Bisnis.com, JAKARTA — "Kalau tidak ada halangan, minggu depan kami bisa lakukan paripurna." Kalimat itu meluncur dari Ketua Komisi V Dewan Perwakilan Rakyat Fary Djemi Francis, Senin (26/8/2019) seusai rapat kerja dengan perwakilan pemerintah terkait dengan pembahasan tingkat pertama Rancangan Undang-Undang tentang Sumber Daya Air (RUU SDA).
Ucapan Fary memang menjadi kenyataan. Sepekan berselang, Selasa (3/9), Rapat Paripurna ke-6 masa persidangan I Tahun Sidang 2019—2020 digelar. Salah satu agenda Rapat Paripurna adalah pembahasan tingkat kedua dan pengambilan keputusan terhadap RUU SDA.
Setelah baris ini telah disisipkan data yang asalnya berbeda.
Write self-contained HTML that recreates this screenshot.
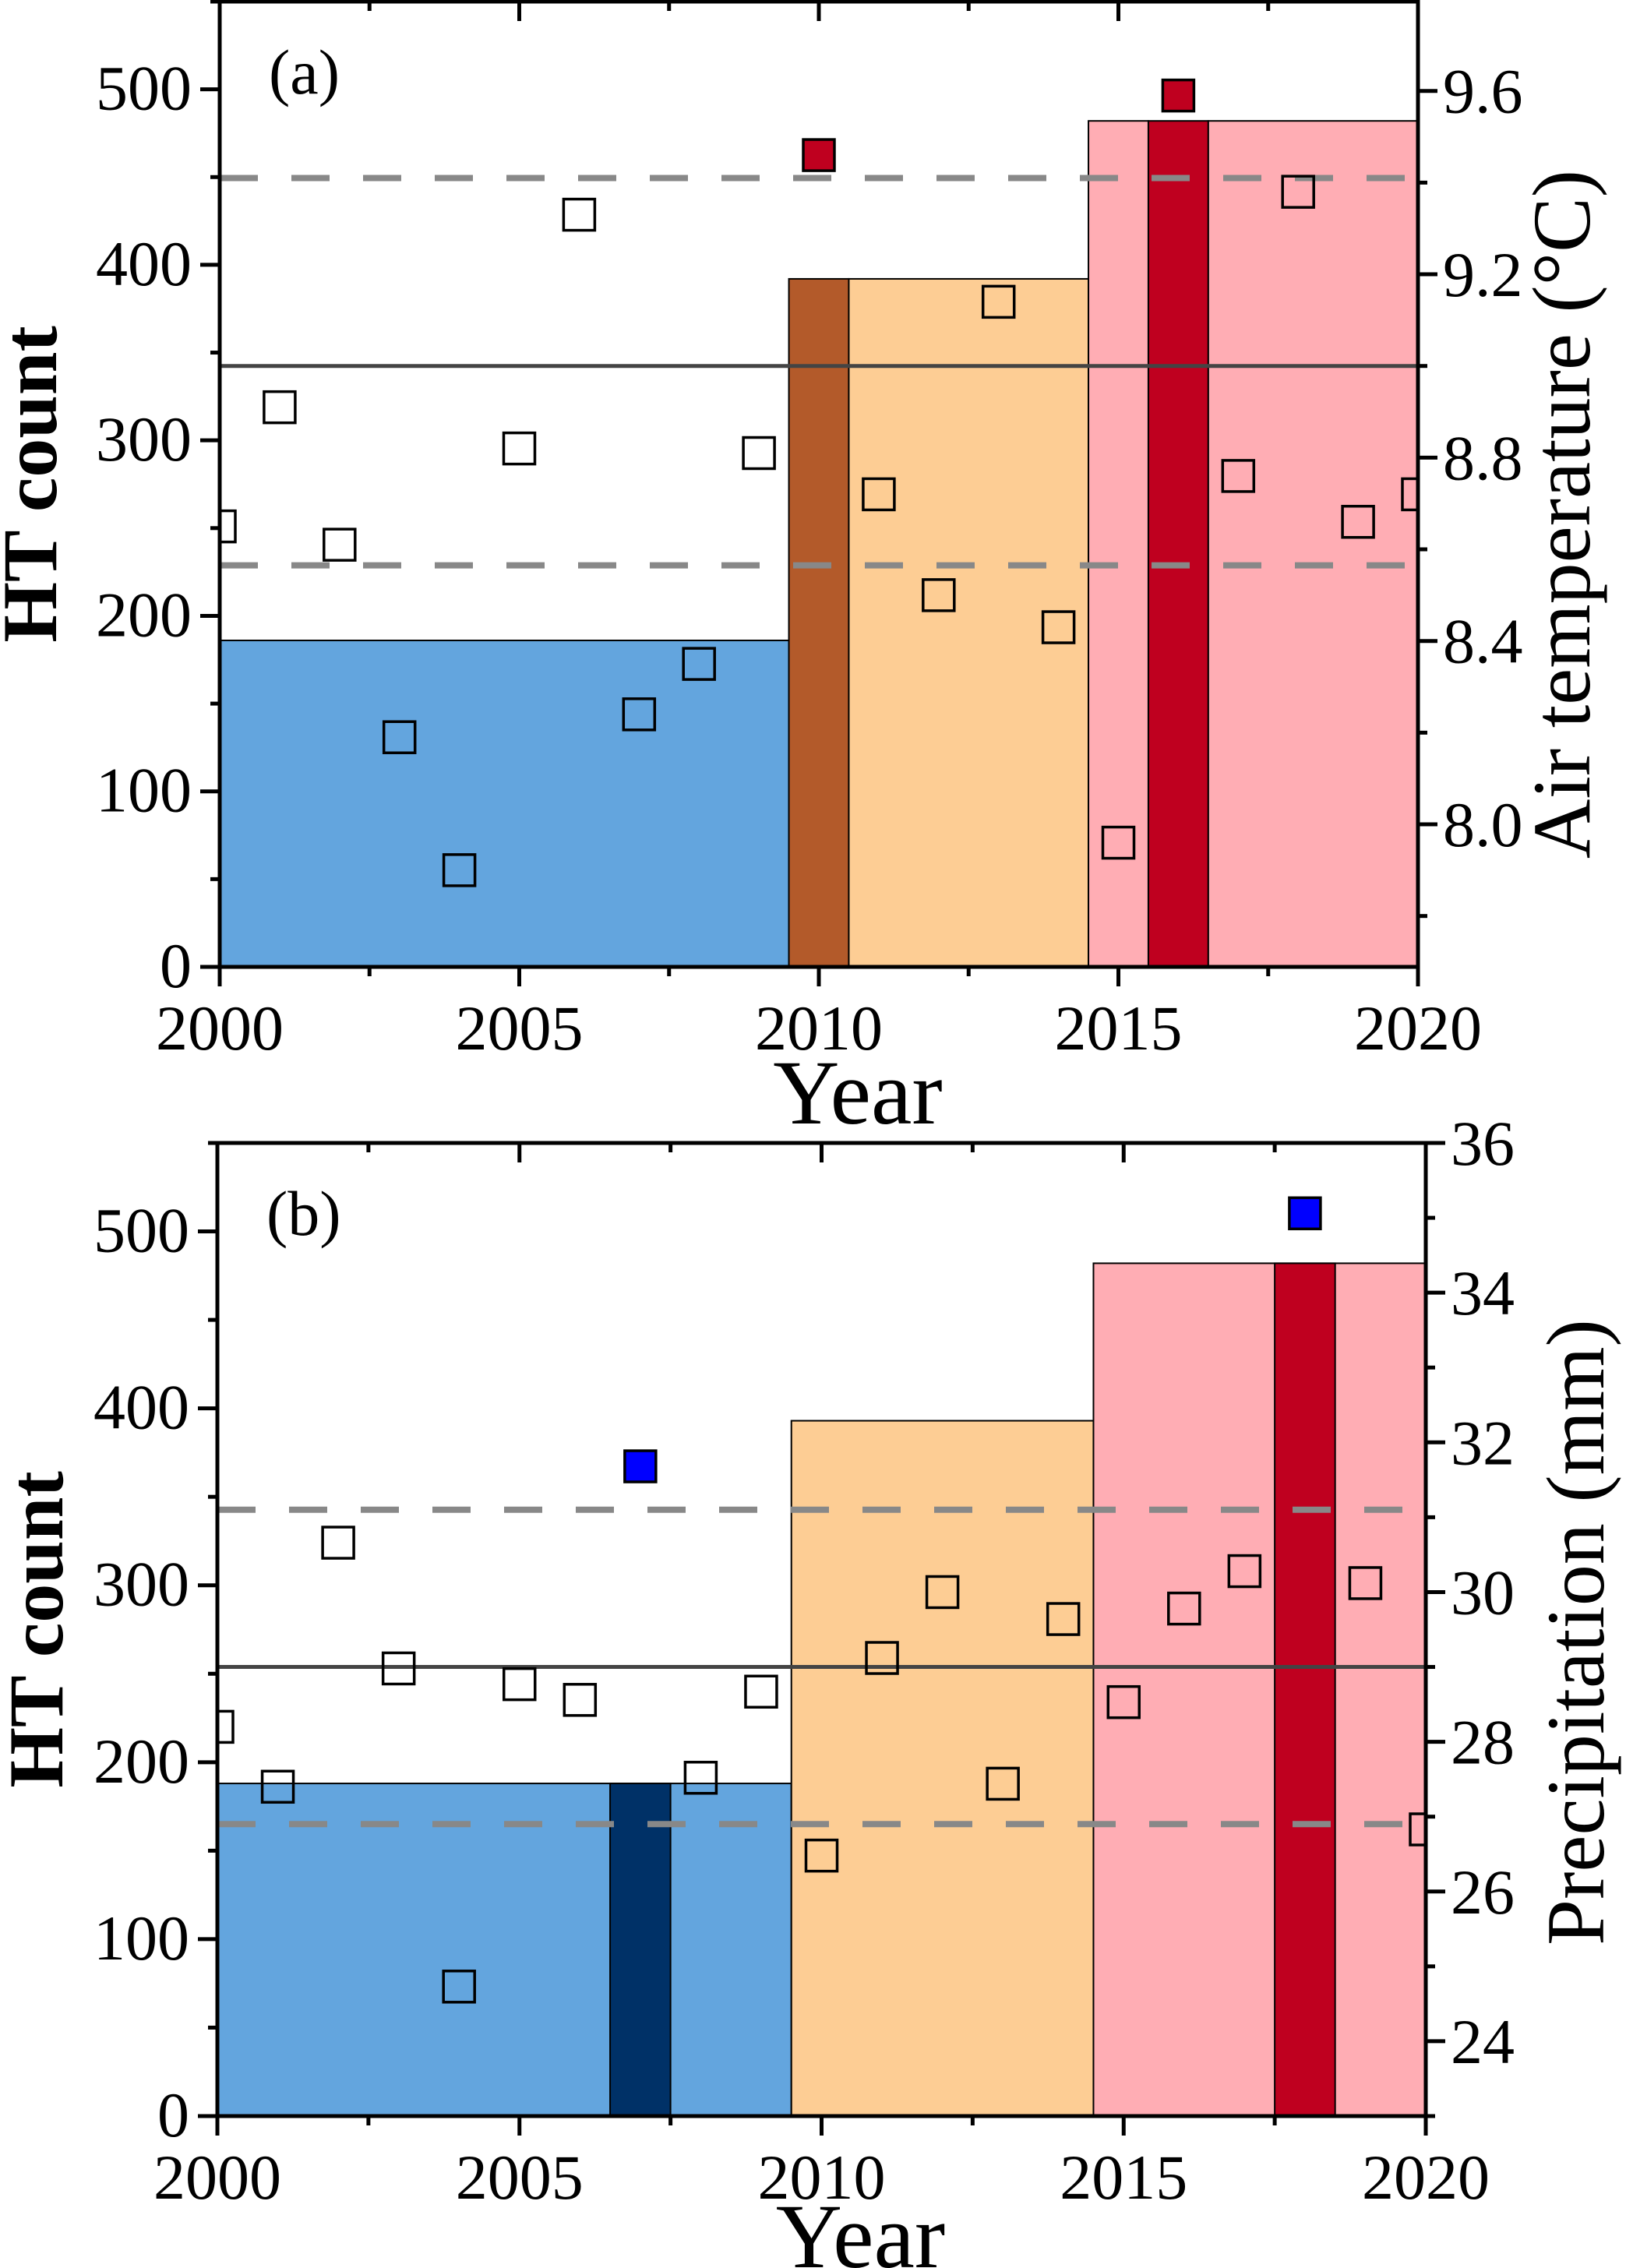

Selain agenda terkait dengan RUU SDA, Rapat Paripurna juga membahas tiga agenda lain, yaitu pengesahan RUU tentang Pekerja Sosial menjadi Undang-Undang; penyampaian pendapat fraksi terkait usulan Badan Legislatif DPR tentang Perubahan atas Pembentukan Peraturan Perundang-undangan; dan persetujuan pertimbangan kewarganegaraan untuk Otavio Dutra menjadi warga negara Indonesia.
Ketiga agenda tersebut mengalir tanpa hambatan. Tak dinyana, pembahasan RUU SDA malah pampat.
“Karena persoalan teknis, Rapat Paripurana menunda pembahasan lanjutan tingkat kedua RUU SDA,” ujar Wakil Ketua DPR Utut Adianto yang disertai ketukan palu.
Gejala penundaan RUU SDA sudah tercium sejak di meja absensi. Di muka pintu ruang Rapat Paripurna, tidak ada draf RUU SDA. Padahal, draf RUU Pekerja Sosial yang juga masuk agenda pembahasan tingkat kedua, tersedia di meja.
Baca Juga
Rapat Paripurna yang digelar pun terbilang sepi dengan kursi kosong melompong. Berdasarkan perhitungan kepala atau headcount, ada 82 orang anggota DPR yang menghadiri sidang.
Utut yang menjadi pimpinan sidang mempunyai hitungan lain. Dia mengklaim bahwa ada 286 dari 560 anggota DPR yang hadir dalam rapat. Klaim itu berasal dari absensi Sekretariat Jenderal DPR.
Seusai sidang, Fary menjelaskan bahwa penundaaan pembahasan tingkat kedua RUU SDA disebabkan adanya usulan pemerintah terkait dengan pengelolaan sumber daya air di permukaan dan cekungan air dalam.
Oleh karena itu, Komisi V perlu melakukan sinkronisasi terhadap usulan pemerintah tersebut.
Dia menerangkan bahwa pengaturan air permukaan selama ini berada di Kementerian Pekerjaan Umum & Perumahan Rakyat (PUPR), sedangkan cekungan air dalam menjadi ranah Kementerian Energi & Sumber Daya Mineral (ESDM).
Pengaturan ini akan diatur lebih diperinci dalam produk hukum turunan undang-undang.
"Pengaturan itu ada di PP [peraturan pemerintah], tapi pemerintah mau itu dibunyikan saja di dalam undang-undang," jelasnya.
Dia menjamin bahwa pembahasan usulan tersebut tidak akan memakan waktu lama.
Menurut Fary, hanya perlu rapat konsultasi dengan menteri untuk membahas usulan pengaturan air permukaan dan cekungan air dalam.
Penyusunan RUU SDA memang sudah mendekati garis akhir. Panitia Kerja RUU SDA telah menyusun rancangan berisi 16 bab dan 79 pasal.
Penyusunan dan pembahasan RUU tersebut sudah berjalan hampir 5 tahun. Undang-Undang tentang SDA perlu dibuat kembali setelah Mahkamah Konstitusi membatalkan UU No. 7 Tahun 2004 tentang SDA.
Di sisi lain, tidak banyak waktu lagi bagi legislator untuk bersidang mengingat masa bakti anggota DPR periode 2014—2019 tinggal terisa kurang dari 2 bulan. Maka, keran regulasi sumber daya air seyogyanya tak boleh lagi pampat.